4.2. As flags are normally wider than they are tall (ie. “landscape”), a design that is taller than it is wide (ie. “portrait”) will tend to look squashed and leave a lot of empty space on each side - so the design will need careful balancing.
4.3. Avoid having a different design on the reverse of the flag as this will undermine recognition and make the flag much more expensive to manufacture.
5. Devices
5.1. A single device should be placed to ensure that it will be seen with the flag in flight or at rest, preferably in the most prominent position.
5.2. Where more than one device is placed on a flag, different background colours can be used to “anchor” the device within the overall flag design.
5.3. Devices should be graphical representations rather than realistic pictorial depictions (eg. a simplified tree rather than a realistic drawing of a particular tree) so that people unfamiliar with the specific entity represented can still understand what is being referred to (eg. the castle on Edinburgh's city flag is not remotely an accurate representation of Edinburgh Castle). Fig 3. The Castle on the Flag of the City of Edinburgh (Left) and a Photograph of Edinburgh Castle (Right)

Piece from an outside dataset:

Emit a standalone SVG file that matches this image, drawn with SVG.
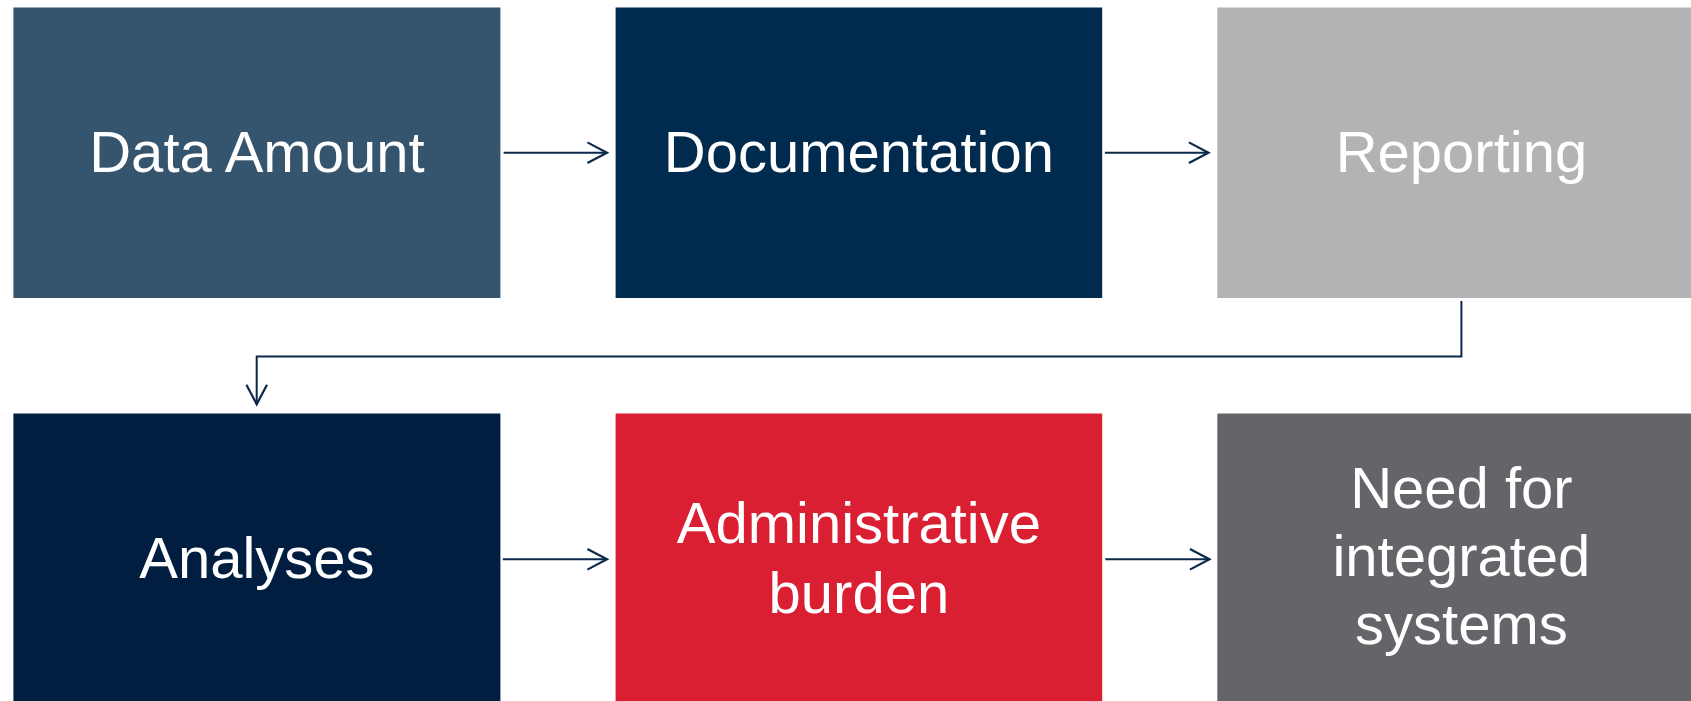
<svg xmlns="http://www.w3.org/2000/svg" width="1691" height="701" viewBox="0 0 1691 701">
<style>
.lbl{font-family:"Liberation Sans",Arial,sans-serif;font-size:58px;fill:#ffffff;text-anchor:middle}
.conn{fill:none;stroke:#0b2a4b;stroke-width:2}
</style>
<defs>
<marker id="arr" markerUnits="userSpaceOnUse" markerWidth="30" markerHeight="30" viewBox="-25 -15 30 30" refX="0" refY="0" orient="auto">
<path d="M-19.6,-10.3 L0,0 L-19.6,10.3" fill="none" stroke="#0b2a4b" stroke-width="2.2"/>
</marker>
</defs>
<rect width="1691" height="701" fill="#ffffff"/>
<g id="n1"><rect x="13.4" y="7.5" width="487" height="290.5" fill="#35556f"/><text class="lbl" x="256.9" y="171.7">Data Amount</text></g>
<g id="n2"><rect x="615.6" y="7.5" width="486.6" height="290.5" fill="#012b4e"/><text class="lbl" x="858.9" y="171.7">Documentation</text></g>
<g id="n3"><rect x="1217.3" y="7.5" width="488" height="290.5" fill="#b2b3b5"/><text class="lbl" x="1461.4" y="171.7">Reporting</text></g>
<g id="n4"><rect x="13.4" y="413.5" width="487" height="290.5" fill="#011e41"/><text class="lbl" x="256.9" y="578">Analyses</text></g>
<g id="n5"><rect x="615.6" y="413.5" width="486.6" height="290.5" fill="#da1f33"/><text class="lbl" x="858.9" y="543">Administrative</text><text class="lbl" x="858.9" y="612.5">burden</text></g>
<g id="n6"><rect x="1217.3" y="413.5" width="488" height="290.5" fill="#636569"/><text class="lbl" x="1461.4" y="508">Need for</text><text class="lbl" x="1461.4" y="576">integrated</text><text class="lbl" x="1461.4" y="644">systems</text></g>
<g id="connectors">
<path class="conn" d="M503.6,152.7 H607" marker-end="url(#arr)"/>
<path class="conn" d="M1104.9,152.7 H1208.5" marker-end="url(#arr)"/>
<path class="conn" d="M1461.4,301 V356.5 H256.7 V404.3" marker-end="url(#arr)"/>
<path class="conn" d="M502.8,559.3 H607" marker-end="url(#arr)"/>
<path class="conn" d="M1105.3,559.3 H1209.5" marker-end="url(#arr)"/>
</g>
</svg>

5.4. Use of writing on a flag defeats its purpose - one might simply inscribe the name of a country or location on a white sheet and wave it around. In any case it is very difficult to read any writing on a flag when it is flying in the wind, or hanging down, and it appears backwards on the reverse of the flag (unless the flag is made double-sided, greatly increasing the cost and complexity of manufacturing the flag). The challenge is to create a flag that can symbolise an entity and be immediately recognisable without recourse to inscriptions or legends. Parade Banners and Military Colours have a different function and are usually displayed more rigidly and closer up to the observer, allowing for writing to be used.
5.5. Traditionally, the flagpole of a flag is considered the leading edge, so on vehicles the flag is painted with the flagpole at the front, as if the flag is streaming behind it in the wind of the vehicle’s passage. This has led to devices which themselves have a direction being shown moving towards the flagpole. So most animals on flags face to the left on the obverse. In heraldry an animal facing to the right can indicate cowardice, as in running away.
5.6. Seals, coats-of-arms and logos are usually too complex to use as a device on a flag; after all many are designed expressly to be viewed up-close and are difficult to reproduce. It is better to use an element from these devices as a reference to the whole.
6. Symbolism
6.1. The symbols on a flag should be both distinct and representative. Including an emblem that is specific to the locality it represents makes the flag both meaningful and unique.
6.2. A flag should represent the totality of any particular community rather than individual parts of it. Using a device or emblem associated with one specific location within a broader region renders the flag ineffective as a regional representation; but beware of the complexity that can be created by having a device for each part of a community.
6.3. A flag should emphasise its own identity over that of any higher level grouping, otherwise the distinctiveness of each design is lost, as for example in the flags of the former Soviet republics.
6.4. Only include symbolic references to other entities if there is a clear, direct relevance.
6.5. Avoid representing any particular feature in multiple ways; opt instead to make one definitive reference.